:: Aim ::
Exactly reproduce the lines from the top of the entries below through the line containing "plt.rcParams['font.family'] = ['Lato', 'DejaVu", with both ends included.

☆ ☆ ☆

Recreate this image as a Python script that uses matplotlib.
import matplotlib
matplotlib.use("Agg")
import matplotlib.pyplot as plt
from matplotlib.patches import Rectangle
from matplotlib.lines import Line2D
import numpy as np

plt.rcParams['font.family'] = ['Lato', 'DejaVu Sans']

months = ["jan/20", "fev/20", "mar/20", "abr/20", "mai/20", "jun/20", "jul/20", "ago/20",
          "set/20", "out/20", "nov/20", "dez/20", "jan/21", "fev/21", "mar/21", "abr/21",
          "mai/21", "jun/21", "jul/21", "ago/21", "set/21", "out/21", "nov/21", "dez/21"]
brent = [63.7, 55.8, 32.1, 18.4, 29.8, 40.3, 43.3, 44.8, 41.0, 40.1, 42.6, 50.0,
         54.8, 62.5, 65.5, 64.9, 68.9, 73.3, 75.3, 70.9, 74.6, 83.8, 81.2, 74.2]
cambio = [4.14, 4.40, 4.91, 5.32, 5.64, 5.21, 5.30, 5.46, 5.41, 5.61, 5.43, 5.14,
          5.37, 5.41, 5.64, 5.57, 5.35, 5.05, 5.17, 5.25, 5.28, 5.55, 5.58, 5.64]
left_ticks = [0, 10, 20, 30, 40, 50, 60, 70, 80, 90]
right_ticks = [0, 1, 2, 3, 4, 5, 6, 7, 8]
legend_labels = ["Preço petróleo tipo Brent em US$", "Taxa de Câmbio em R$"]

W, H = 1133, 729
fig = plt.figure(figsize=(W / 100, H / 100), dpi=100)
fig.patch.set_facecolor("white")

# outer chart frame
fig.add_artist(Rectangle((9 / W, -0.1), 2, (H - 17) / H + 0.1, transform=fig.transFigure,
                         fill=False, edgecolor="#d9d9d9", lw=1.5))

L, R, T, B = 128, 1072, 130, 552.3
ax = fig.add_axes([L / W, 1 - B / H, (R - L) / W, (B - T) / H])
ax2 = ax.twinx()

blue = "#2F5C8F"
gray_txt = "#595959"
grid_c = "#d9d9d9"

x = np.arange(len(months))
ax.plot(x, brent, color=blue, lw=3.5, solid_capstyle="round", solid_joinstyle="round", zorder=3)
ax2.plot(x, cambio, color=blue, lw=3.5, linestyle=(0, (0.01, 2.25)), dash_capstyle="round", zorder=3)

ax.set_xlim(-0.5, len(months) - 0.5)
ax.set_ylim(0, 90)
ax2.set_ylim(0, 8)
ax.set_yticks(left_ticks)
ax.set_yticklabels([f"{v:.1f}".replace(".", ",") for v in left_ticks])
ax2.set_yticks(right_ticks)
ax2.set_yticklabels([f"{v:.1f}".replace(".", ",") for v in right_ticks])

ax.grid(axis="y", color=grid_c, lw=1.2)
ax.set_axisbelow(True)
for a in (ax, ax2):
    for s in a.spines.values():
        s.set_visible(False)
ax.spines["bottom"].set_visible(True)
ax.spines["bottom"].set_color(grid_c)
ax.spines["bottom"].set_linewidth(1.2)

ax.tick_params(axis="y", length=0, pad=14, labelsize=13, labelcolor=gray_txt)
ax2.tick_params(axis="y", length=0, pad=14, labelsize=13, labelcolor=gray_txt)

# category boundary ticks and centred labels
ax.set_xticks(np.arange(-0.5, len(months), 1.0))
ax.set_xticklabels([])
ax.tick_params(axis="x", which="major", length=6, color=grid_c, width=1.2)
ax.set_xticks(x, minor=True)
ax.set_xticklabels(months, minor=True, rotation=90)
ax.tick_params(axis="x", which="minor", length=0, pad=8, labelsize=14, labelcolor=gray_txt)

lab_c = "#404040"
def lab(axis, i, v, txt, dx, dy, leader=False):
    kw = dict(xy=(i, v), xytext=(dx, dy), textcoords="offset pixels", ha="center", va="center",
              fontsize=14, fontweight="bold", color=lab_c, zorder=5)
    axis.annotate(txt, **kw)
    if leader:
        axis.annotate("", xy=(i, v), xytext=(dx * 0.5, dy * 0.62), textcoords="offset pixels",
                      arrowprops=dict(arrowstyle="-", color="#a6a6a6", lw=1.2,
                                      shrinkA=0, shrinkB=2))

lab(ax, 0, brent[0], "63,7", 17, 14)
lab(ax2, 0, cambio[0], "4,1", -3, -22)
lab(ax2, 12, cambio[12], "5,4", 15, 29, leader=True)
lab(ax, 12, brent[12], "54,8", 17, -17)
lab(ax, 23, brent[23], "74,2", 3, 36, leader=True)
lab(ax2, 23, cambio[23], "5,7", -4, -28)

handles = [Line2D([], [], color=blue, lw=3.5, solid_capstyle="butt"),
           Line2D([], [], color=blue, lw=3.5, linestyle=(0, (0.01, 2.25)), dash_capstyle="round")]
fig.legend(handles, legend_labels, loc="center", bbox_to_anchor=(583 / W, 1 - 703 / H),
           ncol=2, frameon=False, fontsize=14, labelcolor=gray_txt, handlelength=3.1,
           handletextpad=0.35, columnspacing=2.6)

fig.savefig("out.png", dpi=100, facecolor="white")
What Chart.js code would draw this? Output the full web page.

☆ ☆ ☆

:: Finished answer ::
Recreate this image as a Python script that uses matplotlib.
import matplotlib
matplotlib.use("Agg")
import matplotlib.pyplot as plt
from matplotlib.patches import Rectangle
from matplotlib.lines import Line2D
import numpy as np

plt.rcParams['font.family'] = ['Lato', 'DejaVu Sans']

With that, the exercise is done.